Lettres du commandant Coudreux à son frère (1804-1815)

Au camp de Bernsdorf, 14 décembre 1811

J'ai reçu ta lettre du 13 novembre ; elle est remplie d'excellents conseils. Tu parles des douleurs rhumatismales en homme qui s'y connaît ! Mais tu concevras facilement que les préservatifs à employer par un paisible habitant de la Touraine ne peuvent guère convenir à un capitaine de grenadiers campé sur les bords de la Baltique : autres temps, autres moeurs, dit le proverbe ! Il faut ici ajuster les précautions à l'uniforme et au climat. Voici donc de quelle manière ton cadet s'est affublé :
Bottes à la russe doublées de peau de mouton mort-né ; caleçon de peau ; bon pantalon bleu ; veste à la papa ; surtout idem ; plus une fameuse capote dite à la polonaise, garnie en astrakan et capable de réchauffer toute une escouade ! Tel est le costume que j'ai adopté depuis que j'ai reconnu que notre camp n'était pas une plaisanterie et qu'il était très possible qu'on nous y laissât tout l'hiver.
D'un autre côté, comme il n'est pas agréable de faire tous les jours deux lieues dans la boue, pour aller et revenir de Rostock en qualité de rapporteur auprès du conseil de guerre, j'ai pris le parti d'acheter un cheval.
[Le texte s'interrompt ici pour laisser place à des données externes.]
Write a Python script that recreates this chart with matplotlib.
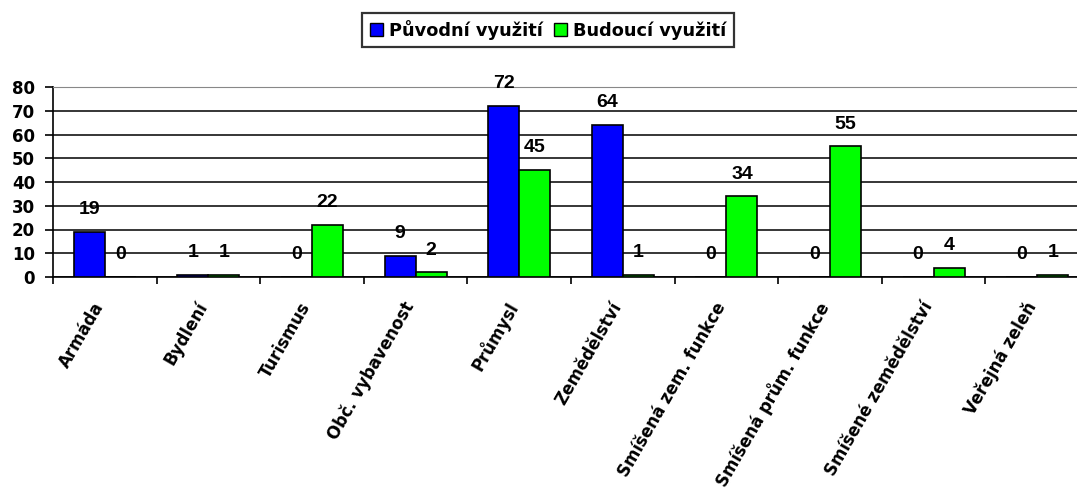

M. Coco est un gros Mecklembourgeois âgé de six ans. Il me revient tout équipé à 460 francs. Je crois avoir fait un bon marché. Mon colonel m'a gratifié à cette occasion d'une ration de fourrage.
Me voilà donc à l'abri des événements. Mes douleurs me laissent dormir maintenant fort tranquille. En revanche, ma triste bourse a furieusement diminué de volume ; j'en ai fait sortir d'un coup 1.127 francs, tout compté, en y comprenant un bonnet à poil magnifique, qui vient de m'arriver de Paris, et, en plus, 72 francs que j'ai dépensés pour mettre ma baraque en état. Je suis donc ruiné, confondu, aussi bas percé que possible.
Fais-moi, je te prie, la grâce, aussitôt celle-ci reçue, de remettre à M. Bellet, à Paris, 340 francs que tu porteras à mon compte. A la rigueur, je pourrais me passer de cette somme ; mais tu sais mieux que personne qu'un officier sans le sol est un vrai corps sans âme. On ne sait pas dans quelle circonstance on peut se trouver. Je tiens à avoir toujours au moins 25 louis devant moi. Les 340 francs que je te demande font justement cette somme avec ce qui me reste.
Mes affaires vont toujours à merveille ; j'acquiers de l'ancienneté dans mon grade, et j'espère, à moins de malheur, ne pas mourir simple capitaine.